Il legislatore (l’Ifab, non gli arbitri italiani) ha voluto limitare il più possibile l’utilizzo dello strumento cercando di garantire all’arbitro centrale la propria discrezionalità, evitando che un altro arbitro, dotato di altra percezione e differente metro di giudizio, potesse creare un conflitto di competenze in campo.

“Chiaro ed evidente errore”

Eppure di “chiaro ed evidente errore” si è trattato a Milano nel corso di Inter-Parma. A dire il vero due volte: nel caso del fallo di mano in area nerazzurra e nel caso dell’eurogol di Dimarco: al momento del tiro, c’è un calciatore del Parma in fuorigioco che ostruisce la visuale di Handanovic. È proprio Marelli a spiegare che il protocollo non c’entra niente. Ci sono gli estremi per intervenire, ma non si interviene. In realtà anche nel caso del fallo di Gagliardini.

Perché – aggiungiamo noi – è in gioco la sacralità della figura dell’arbitro. Che non ammette di essere detronizzato, sia pure da un collega. Perché il punto non è il collega, ma è la macchina. Al di là di qualche dichiarazione di facciata, la categoria è ben compatta nel tenere la porta chiusa e a non concedere più uno spiffero. Perché è chiaro a tutti che altrimenti prima poi quella porta sarebbe scardinata e il ruolo degli arbitri progressivamente e inevitabilmente ridimensionato. Stoicamente resistono e persino con risultati brillanti. Chissà perché, invece, in altri sport arbitri e tecnologia convivono benissimo.

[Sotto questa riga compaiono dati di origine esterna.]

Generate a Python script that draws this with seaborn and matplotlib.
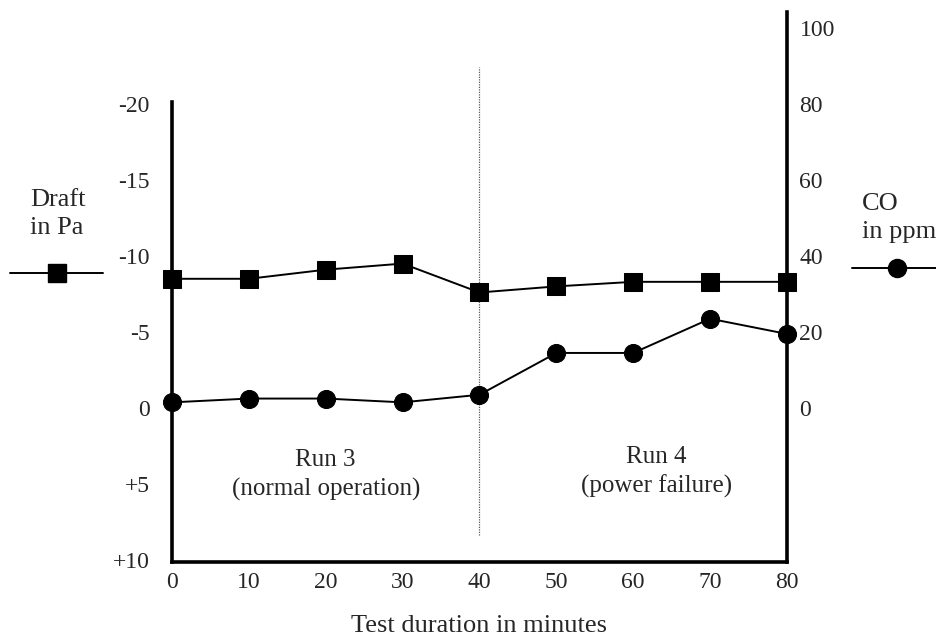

I tacchini non voteranno mai per il Natale

La casta arbitrale difende sé stessa. Capita ogni giorno in Italia, per tante categorie. Un sabotaggio, come già avvenuto lo scorso anno. Si finisce col dare ragione persino a quale simpaticone (è ironico, se non si fosse capito) di Gasperini per il fallo su Ilicic commesso sulla linea dell’area – e quindi da rigore – invece sanzionato con la punizione ai danni della Spal. Lì il Var sarebbe potuto intervenire. Per usare una frase spesso utilizzata in politica, dare agli arbitri la decisione di appellarsi o meno al Var è come concedere ai tacchini la possibilità o meno di festeggiare il Natale.

Stavolta, però, troppe sono le polemiche. Nemmeno Nicchi, il numero uno degli arbitri, ha potuto esibirsi nel suo pezzo forte: la difesa sperticata della categoria. Ha dovuto abbozzare. Ha ammesso gli errori. E ha persino chiarito che «c’è un protocollo chiaro, e non è cambiato nulla dallo scorso anno,  se gli arbitri lo seguono, è ok, se sbagliano non seguendolo è un errore. Il Var ha indicazioni chiare su come essere utilizzato, e purtroppo non cancella tutti gli errori…». La frase clou è: “se gli arbitri lo seguono, è ok”.

E ha confermato gli errori sia di Inter-Parma sia di Udinese-Torino con un gol inspiegabilmente annullato ai granata perché il non fuorigioco è stato segnalato troppo frettolosamente. A poco serve quando la base è ostile. Un’ostilità che non è filosofica, concettuale, come quella espressa qualche settimana fa da Michel Platini. È un’ostilità con un fondamento molto più pratico.